Assethold’s case, as recorded by Falk LJ at [27], was that a buyer of property in the “registration gap” between completion of a purchase and its registration at HM Land Registry is a landlord for the purposes of section 79(6) and 88 of the CLRA. Mr Bates KC, appearing for Assethold, submitted that equitable ownership of the freehold and headlease interests in the property had passed to Assethold in October 2019 when it had purchased them from two related entities called “Millcastle”, and that this was enough to make Assethold a landlord at the date of the claim notice even though Millcastle had remained the registered, and therefore the legal, owner of both interests at that date.

65.

This submission was rejected by Falk LJ, who said at [28]:

“I do not agree that an equitable landlord can be a ‘landlord’ for the purposes of ss. 79(6) and 88 of the CLRA. In its ordinary and natural meaning, a ‘landlord under a lease’ means the landlord as a matter of law.

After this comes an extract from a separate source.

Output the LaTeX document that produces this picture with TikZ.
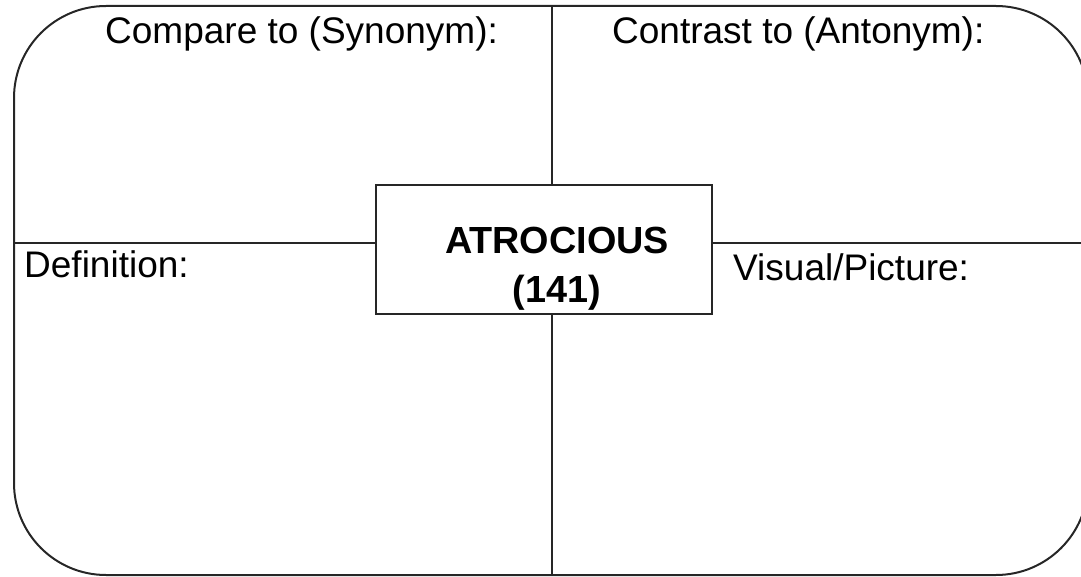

Both the freehold and headlease interest were existing registered estates. Their legal owners at the relevant time were the two Millcastle entities, not Assethold, because under s.27(1) of the Land Registration Act 2002 the transfers did not operate at law unless and until they were completed by registration. Until Assethold became the registered owner the legal estate remained vested in Millcastle. It could not therefore be said that Assethold was a landlord under any lease of the premises.”

66.

Falk LJ then reviewed the case law and the legislative scheme of the CLRA, including at [41] to [43] the then “very recent” decision of the UT in the present case. After explaining that Ms O’Connor had been in a registration gap, but following the grant of a new lease rather than a sale of an existing interest, Falk LJ continued:

“41.

… The freeholder challenged the proposed acquisition of RTM on the basis that Ms O’Connor had not been served with an invitation to participate in the RTM company.

42.

As the UT held, at the relevant time no legal lease was in existence. Rather, Ms O’Connor held an equitable lease. The UT concluded that this was sufficient to require notice to Ms O’Connor, albeit that the effect of A1 Properties was that the claim notice was not invalid on the facts.

43.

Cresta Court is clearly distinguishable. The UT relied on the specific inclusion of agreements for lease in s. 112(2)(b), and reasoned that because agreements for lease are equitable leases (if specific performance would be available) it would be incomprehensible if other forms of equitable lease were not also included ([55]). The UT’s conclusion therefore related (a) to an interest in land which existed only in equity, and (b) in the context of the specific provision for agreements for lease. In contrast, in this case there are existing legal interests that were vested in Millcastle and there is no equivalent to s. 112(2)(b) that applies to an agreement to transfer them.”

67.

I agree with Falk LJ that the present case is clearly distinguishable from the Prince of Wales Road case for the reasons which she gave at [43]. Accordingly, her reasoning on the meaning of “landlord” in sections 79(6) and 88 of the CLRA is not directly applicable to the different question of the meaning of “qualifying tenant” in relation to an equitable lessee in the position of Ms O’Connor. And to the extent that the respondent may seek to rely on paragraph [28] of Falk LJ’s judgment to argue by analogy that in its ordinary and natural meaning a tenant under a lease means the tenant as a matter of law, I would observe that the solution adopted by the Judge in our case does indeed give primacy to the legal lessee in any case where there are both legal and equitable leases of a flat in existence at the same time.

68.

I therefore find nothing in the Prince of Wales Road case which requires me to change or modify the reasons which I have given for upholding the decision of the Judge on the first issue.